Monday Recollection of the Muqarnas dome, 2015-16
Jane Lomabard Gallery, 2019
Sarah Lawrence College, 2019

Pouyan was fascinated by the extraordinary shape of the tomb of the 11th century Muqarnas dome of Sharaf ad-Dawla, a Shi’ite mausoleum near Mosul, Iraq. It resembles a colossal Cubist sculpture, yet predates European modernism by almost a thousand years. . With a geometric  exterior that mirrored the extravagantly vaulted and ornamental interior, the Muqarnas dome was unique to Iraq, which now has four or fewer surviving examples thanks to the 13th century Mongol invasion. Prior to its destruction in October 2014 by ISIS, Pouyan had kept an image of it pinned to his studio wall, hoping that he would one day visit it.

Realizing that he would never see the Muqarnas dome of Sharaf ad-Dawla, he devised a way to preserve the image.
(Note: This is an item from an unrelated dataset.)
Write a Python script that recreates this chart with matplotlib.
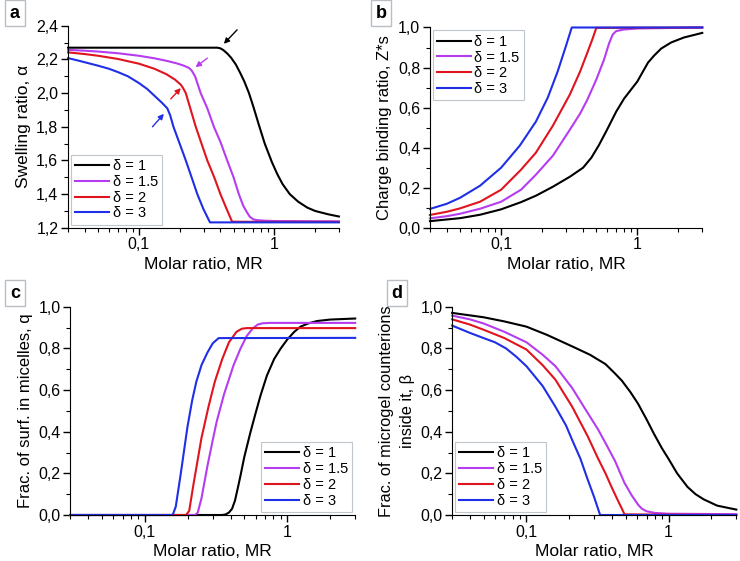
import matplotlib
matplotlib.use("Agg")
import matplotlib.pyplot as plt
from matplotlib.ticker import FixedLocator, FuncFormatter, MultipleLocator, LogLocator, NullFormatter

plt.rcParams['font.family'] = ['Liberation Sans', 'DejaVu Sans']

labels = ["δ = 1", "δ = 1.5", "δ = 2", "δ = 3"]
colors = ["#000000", "#b63cf0", "#e0141e", "#1f2fe6"]

# Panel a: swelling ratio
a_x1 = [0.03, 0.1, 0.3, 0.38, 0.40, 0.42, 0.45, 0.48, 0.52, 0.56, 0.6, 0.65, 0.7, 0.77, 0.85, 0.96, 1.05, 1.15, 1.3, 1.5, 1.75, 2.0, 2.5, 3.0]
a_y1 = [2.27, 2.27, 2.27, 2.27, 2.266, 2.256, 2.235, 2.21, 2.17, 2.12, 2.07, 2.0, 1.92, 1.81, 1.70, 1.59, 1.52, 1.46, 1.40, 1.355, 1.32, 1.30, 1.28, 1.267]
a_x2 = [0.03, 0.04, 0.05, 0.07, 0.1, 0.13, 0.16, 0.19, 0.215, 0.234, 0.245, 0.26, 0.286, 0.32, 0.358, 0.40, 0.449, 0.5, 0.547, 0.59, 0.63, 0.66, 0.7, 0.75, 0.85, 1.0, 3.0]
a_y2 = [2.257, 2.252, 2.247, 2.237, 2.222, 2.207, 2.192, 2.177, 2.163, 2.15, 2.135, 2.10, 2.0, 1.91, 1.8, 1.71, 1.6, 1.5, 1.4, 1.33, 1.29, 1.265, 1.25, 1.245, 1.242, 1.24, 1.238]
a_x3 = [0.03, 0.04, 0.05, 0.07, 0.1, 0.13, 0.16, 0.185, 0.204, 0.212, 0.222, 0.263, 0.29, 0.32, 0.36, 0.40, 0.44, 0.488, 1.0, 3.0]
a_y3 = [2.242, 2.232, 2.222, 2.203, 2.175, 2.145, 2.112, 2.08, 2.05, 2.03, 2.0, 1.8, 1.7, 1.6, 1.5, 1.4, 1.32, 1.236, 1.235, 1.235]
a_x4 = [0.03, 0.035, 0.04, 0.05, 0.06, 0.07, 0.083, 0.1, 0.115, 0.13, 0.147, 0.162, 0.17, 0.18, 0.2, 0.222, 0.245, 0.27, 0.3, 0.335, 1.0, 3.0]
a_y4 = [2.208, 2.195, 2.183, 2.163, 2.145, 2.125, 2.10, 2.06, 2.025, 1.985, 1.945, 1.91, 1.87, 1.8, 1.7, 1.6, 1.5, 1.4, 1.31, 1.232, 1.232, 1.232]

# Panel b: charge binding ratio
b_x1 = [0.03, 0.05, 0.07, 0.1, 0.14, 0.18, 0.24, 0.32, 0.4, 0.46, 0.52, 0.6, 0.7, 0.8, 0.9, 1.0, 1.1, 1.2, 1.33, 1.5, 1.77, 2.2, 3.0]
b_y1 = [0.033, 0.048, 0.065, 0.092, 0.128, 0.16, 0.205, 0.255, 0.30, 0.35, 0.41, 0.49, 0.58, 0.645, 0.69, 0.73, 0.78, 0.825, 0.86, 0.895, 0.925, 0.95, 0.973]
b_x2 = [0.03, 0.04, 0.05, 0.07, 0.1, 0.14, 0.18, 0.24, 0.32, 0.38, 0.43, 0.5, 0.57, 0.62, 0.66, 0.7, 0.8, 1.0, 3.0]
b_y2 = [0.047, 0.058, 0.07, 0.095, 0.13, 0.19, 0.265, 0.36, 0.49, 0.57, 0.64, 0.74, 0.84, 0.92, 0.965, 0.982, 0.99, 0.995, 1.0]
b_x3 = [0.03, 0.04, 0.05, 0.07, 0.1, 0.14, 0.18, 0.24, 0.32, 0.38, 0.43, 0.47, 0.5, 3.0]
b_y3 = [0.064, 0.08, 0.097, 0.13, 0.19, 0.29, 0.375, 0.51, 0.666, 0.78, 0.875, 0.945, 0.998, 1.0]
b_x4 = [0.03, 0.04, 0.05, 0.07, 0.1, 0.137, 0.18, 0.22, 0.26, 0.30, 0.33, 3.0]
b_y4 = [0.094, 0.12, 0.15, 0.21, 0.30, 0.41, 0.53, 0.65, 0.78, 0.91, 1.0, 1.0]

# Panel c: fraction of surfactant in micelles
c_x1 = [0.03, 0.35, 0.37, 0.39, 0.41, 0.43, 0.45, 0.47, 0.5, 0.55, 0.6, 0.65, 0.72, 0.81, 0.9, 1.0, 1.12, 1.24, 1.4, 1.62, 2.0, 3.0]
c_y1 = [0.0, 0.0, 0.003, 0.012, 0.03, 0.07, 0.13, 0.19, 0.28, 0.394, 0.49, 0.575, 0.67, 0.75, 0.80, 0.843, 0.88, 0.905, 0.92, 0.932, 0.939, 0.944]
c_x2 = [0.03, 0.225, 0.235, 0.25, 0.275, 0.3, 0.32, 0.36, 0.42, 0.47, 0.52, 0.57, 0.62, 0.67, 0.75, 3.0]
c_y2 = [0.0, 0.0, 0.01, 0.08, 0.234, 0.36, 0.45, 0.58, 0.72, 0.80, 0.86, 0.895, 0.915, 0.921, 0.923, 0.923]
c_x3 = [0.03, 0.195, 0.205, 0.22, 0.25, 0.28, 0.31, 0.35, 0.39, 0.44, 0.48, 0.52, 3.0]
c_y3 = [0.0, 0.0, 0.02, 0.15, 0.37, 0.52, 0.64, 0.75, 0.83, 0.88, 0.895, 0.898, 0.898]
c_x4 = [0.03, 0.157, 0.165, 0.179, 0.199, 0.215, 0.23, 0.25, 0.275, 0.3, 0.33, 3.0]
c_y4 = [0.0, 0.0, 0.04, 0.2, 0.42, 0.55, 0.64, 0.72, 0.78, 0.825, 0.85, 0.851]

# Panel d: fraction of microgel counterions inside it
d_x1 = [0.03, 0.05, 0.07, 0.1, 0.14, 0.21, 0.28, 0.36, 0.42, 0.47, 0.54, 0.61, 0.7, 0.79, 0.9, 1.0, 1.15, 1.36, 1.55, 1.77, 2.2, 3.0]
d_y1 = [0.971, 0.95, 0.93, 0.905, 0.865, 0.81, 0.77, 0.725, 0.68, 0.645, 0.59, 0.535, 0.46, 0.39, 0.32, 0.27, 0.2, 0.135, 0.1, 0.075, 0.045, 0.026]
d_x2 = [0.03, 0.04, 0.05, 0.07, 0.1, 0.13, 0.16, 0.21, 0.27, 0.32, 0.36, 0.42, 0.49, 0.55, 0.61, 0.65, 0.7, 0.8, 1.0, 3.0]
d_y2 = [0.958, 0.94, 0.92, 0.88, 0.83, 0.77, 0.715, 0.61, 0.49, 0.41, 0.346, 0.26, 0.154, 0.095, 0.05, 0.03, 0.018, 0.01, 0.006, 0.004]
d_x3 = [0.03, 0.04, 0.05, 0.07, 0.1, 0.13, 0.16, 0.21, 0.27, 0.32, 0.36, 0.4, 0.44, 0.47, 0.49, 3.0]
d_y3 = [0.94, 0.915, 0.89, 0.85, 0.795, 0.72, 0.65, 0.52, 0.378, 0.27, 0.2, 0.13, 0.07, 0.03, 0.003, 0.0]
d_x4 = [0.03, 0.04, 0.05, 0.06, 0.072, 0.085, 0.1, 0.13, 0.16, 0.19, 0.21, 0.24, 0.27, 0.3, 0.33, 3.0]
d_y4 = [0.91, 0.875, 0.85, 0.83, 0.80, 0.76, 0.715, 0.62, 0.52, 0.43, 0.36, 0.27, 0.17, 0.085, 0.0, 0.0]

fig = plt.figure(figsize=(7.4, 5.61), dpi=100)

def comma(v, pos):
    if v >= 1:
        return "%g" % v
    return ("%g" % v).replace(".", ",")

def ycomma(v, pos):
    return ("%.1f" % v).replace(".", ",")

def setup(ax, ylim, ymaj, ymin_, ylabel, lab_size=12):
    ax.set_xscale('log')
    ax.set_xlim(0.03, 3.0)
    ax.set_ylim(*ylim)
    ax.xaxis.set_major_locator(FixedLocator([0.1, 1.0]))
    ax.xaxis.set_major_formatter(FuncFormatter(comma))
    ax.xaxis.set_minor_locator(LogLocator(base=10, subs=range(2, 10), numticks=20))
    ax.xaxis.set_minor_formatter(NullFormatter())
    ax.yaxis.set_major_locator(MultipleLocator(ymaj))
    ax.yaxis.set_minor_locator(MultipleLocator(ymin_))
    ax.yaxis.set_major_formatter(FuncFormatter(ycomma))
    for s in ['top', 'right']:
        ax.spines[s].set_visible(False)
    ax.tick_params(which='major', direction='out', length=5, width=1, labelsize=11.5, pad=2)
    ax.tick_params(which='minor', direction='out', length=3, width=0.8)
    ax.set_xlabel("Molar ratio, MR", fontsize=12.5, labelpad=3)
    ax.set_ylabel(ylabel, fontsize=lab_size, linespacing=1.45)
    return ax

axes_pos = {
    'a': [0.092, 0.594, 0.366, 0.360],
    'b': [0.581, 0.594, 0.368, 0.357],
    'c': [0.095, 0.082, 0.385, 0.371],
    'd': [0.611, 0.082, 0.384, 0.371],
}

ax_a = fig.add_axes(axes_pos['a'])
ax_b = fig.add_axes(axes_pos['b'])
ax_c = fig.add_axes(axes_pos['c'])
ax_d = fig.add_axes(axes_pos['d'])

data = {
    ax_a: [(a_x1, a_y1), (a_x2, a_y2), (a_x3, a_y3), (a_x4, a_y4)],
    ax_b: [(b_x1, b_y1), (b_x2, b_y2), (b_x3, b_y3), (b_x4, b_y4)],
    ax_c: [(c_x1, c_y1), (c_x2, c_y2), (c_x3, c_y3), (c_x4, c_y4)],
    ax_d: [(d_x1, d_y1), (d_x2, d_y2), (d_x3, d_y3), (d_x4, d_y4)],
}
for ax, series in data.items():
    for (xs, ys), c, lab in zip(series, colors, labels):
        ax.plot(xs, ys, color=c, lw=1.5, label=lab, clip_on=False, solid_joinstyle='round')

setup(ax_a, (1.2, 2.4), 0.2, 0.1, "Swelling ratio, α", 12.5)
setup(ax_b, (0.0, 1.0), 0.2, 0.1, "Charge binding ratio, Z*s", 12)
setup(ax_c, (0.0, 1.0), 0.2, 0.1, "Frac. of surf. in micelles, q", 12)
setup(ax_d, (0.0, 1.0), 0.2, 0.1, "Frac. of microgel counterions\ninside it, β", 11.8)

leg_kw = dict(fontsize=10.5, frameon=True, fancybox=False, edgecolor='#b0b8c0',
              handlelength=2.3, labelspacing=0.12, borderpad=0.3, handletextpad=0.25,
              borderaxespad=0.2)
ax_a.legend(loc='lower left', **leg_kw)
ax_b.legend(loc='upper left', **leg_kw)
ax_c.legend(loc='lower right', **leg_kw)
ax_d.legend(loc='lower left', **leg_kw)
for ax in (ax_a, ax_b, ax_c, ax_d):
    ax.get_legend().get_frame().set_linewidth(0.8)

# arrows in panel a
arrow_tail_x = [0.531, 0.32, 0.172, 0.126]
arrow_tail_y = [2.376, 2.208, 1.966, 1.80]
arrow_head_x = [0.424, 0.262, 0.204, 0.153]
arrow_head_y = [2.293, 2.154, 2.03, 1.877]
for tx, ty, hx, hy, c in zip(arrow_tail_x, arrow_tail_y, arrow_head_x, arrow_head_y, colors):
    ax_a.annotate("", xy=(hx, hy), xytext=(tx, ty),
                  arrowprops=dict(arrowstyle='-|>', color=c, lw=1.0, mutation_scale=8,
                                  shrinkA=0, shrinkB=0))

# panel letters
letter_pos = {'a': (15, 13), 'b': (381, 13), 'c': (15, 293), 'd': (397, 293)}
for k, (px, py) in letter_pos.items():
    fig.text(px / 740, 1 - py / 561, k, fontsize=13, fontweight='bold', ha='center', va='center',
             bbox=dict(boxstyle='square,pad=0.25', facecolor='white', edgecolor='#b8bec4', lw=1.0))

fig.savefig("out.png", dpi=100)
Each week made a drawing of the tomb from his memory of the photograph in his studio, emphasizing the details of the Muqarnas structure, form and ornamentation, with no recourse to the original image or his previous drawings. As his memories developed, the drawings became a personal documentation of the human mind’s inability to accurately preserve. Presented alongside the drawings were ceramic sculptures of the dome and its Muqarnas, using techniques that closely follow those of 11th century ceramic production. Pouyan’s allusion to the practices of oral history, the drawings of ancient explorers, and the processes by which an experience changes and evolves over time and space in our minds closely corresponds to the cross-fertilization of ideas and images across borders and cultures that has been prevalent to the Islamic world and Western Asia.